Draw out every line with the word "that" from the listing below.

* Begin *

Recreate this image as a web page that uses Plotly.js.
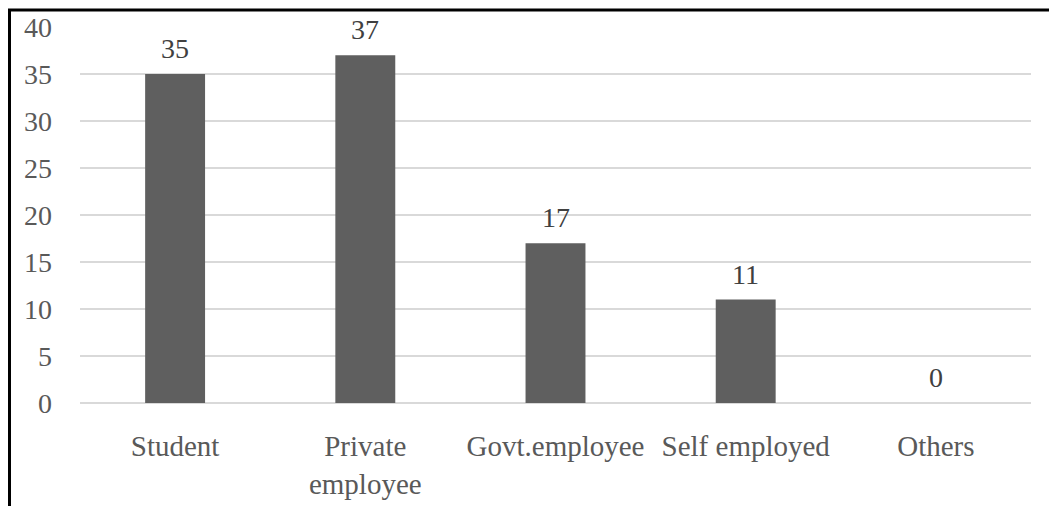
<!DOCTYPE html>
<html>
<head>
<meta charset="utf-8">
<script src="https://cdn.plot.ly/plotly-3.0.1.min.js"></script>
<style>
html,body{margin:0;padding:0;background:#fff;}
#chart{width:1049px;height:506px;}
</style>
</head>
<body>
<div id="chart"></div>
<script>
var categories = ["Student", "Private<br>employee", "Govt.employee", "Self employed", "Others"];
var values = [35, 37, 17, 11, 0];
var yTicks = [0, 5, 10, 15, 20, 25, 30, 35, 40];

var fontFamily = "Liberation Serif, Times New Roman, serif";

var annotations = categories.map(function (c, i) {
  return {
    x: c, y: values[i], xref: 'x', yref: 'y',
    text: String(values[i]), showarrow: false,
    yanchor: 'bottom', yshift: 8,
    font: {family: fontFamily, size: 28, color: '#404040'}
  };
});

var L = 80, R = 1031, T = 27, B = 403;
function px(x) { return (x - L) / (R - L); }
function py(y) { return (B - y) / (B - T); }

var shapes = [
  {type: 'line', xref: 'paper', yref: 'paper', x0: px(9.5), x1: px(9.5), y0: py(10), y1: py(520),
   line: {color: '#000', width: 3}},
  {type: 'line', xref: 'paper', yref: 'paper', x0: px(8), x1: px(1060), y0: py(10), y1: py(10),
   line: {color: '#000', width: 3}}
];

var trace = {
  type: 'bar',
  x: categories,
  y: values,
  marker: {color: '#5f5f5f'},
  hoverinfo: 'none'
};

var layout = {
  width: 1049, height: 506,
  margin: {l: 80, r: 18, t: 27, b: 103},
  paper_bgcolor: '#ffffff', plot_bgcolor: '#ffffff',
  showlegend: false,
  bargap: 0.685,
  font: {family: fontFamily, size: 28, color: '#595959'},
  xaxis: {
    type: 'category',
    showgrid: false, zeroline: false, showline: false,
    ticks: '', ticklabelstandoff: 23,
    tickfont: {family: fontFamily, size: 29, color: '#595959'}
  },
  yaxis: {
    range: [0, 40], tickvals: yTicks, ticktext: yTicks.map(String),
    showgrid: true, gridcolor: '#d9d9d9', gridwidth: 1.5,
    zeroline: true, zerolinecolor: '#d9d9d9', zerolinewidth: 1.5,
    showline: false, ticks: '', ticklabelstandoff: 27,
    tickfont: {family: fontFamily, size: 28, color: '#595959'}
  },
  annotations: annotations,
  shapes: shapes
};

Plotly.newPlot('chart', [trace], layout, {displayModeBar: false, staticPlot: true});
</script>
</body>
</html>
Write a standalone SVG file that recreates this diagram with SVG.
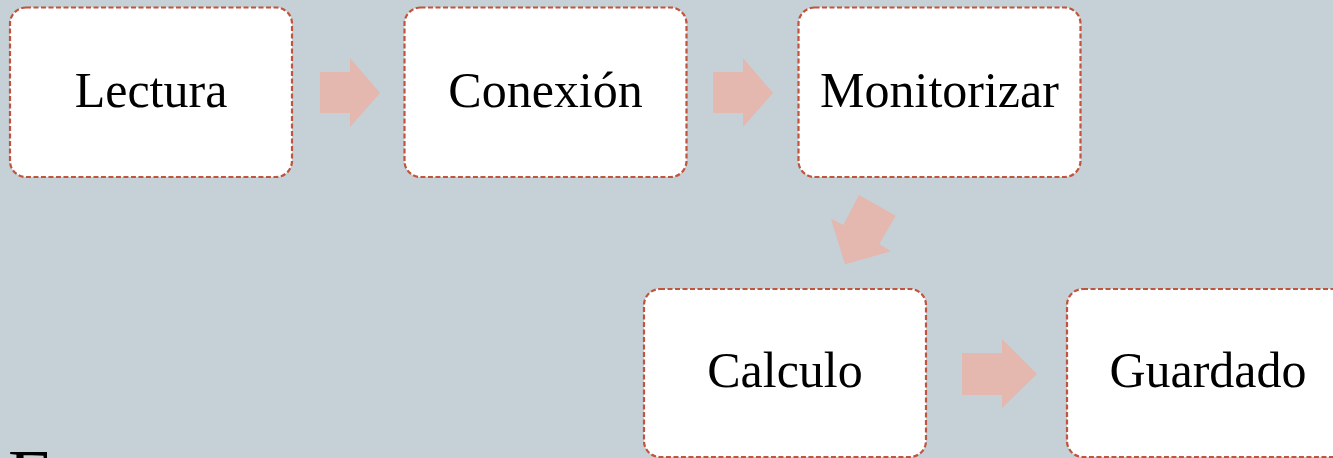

* End *

## [Expected output]
Recreate this image as a web page that uses Plotly.js.
Write a standalone SVG file that recreates this diagram with SVG.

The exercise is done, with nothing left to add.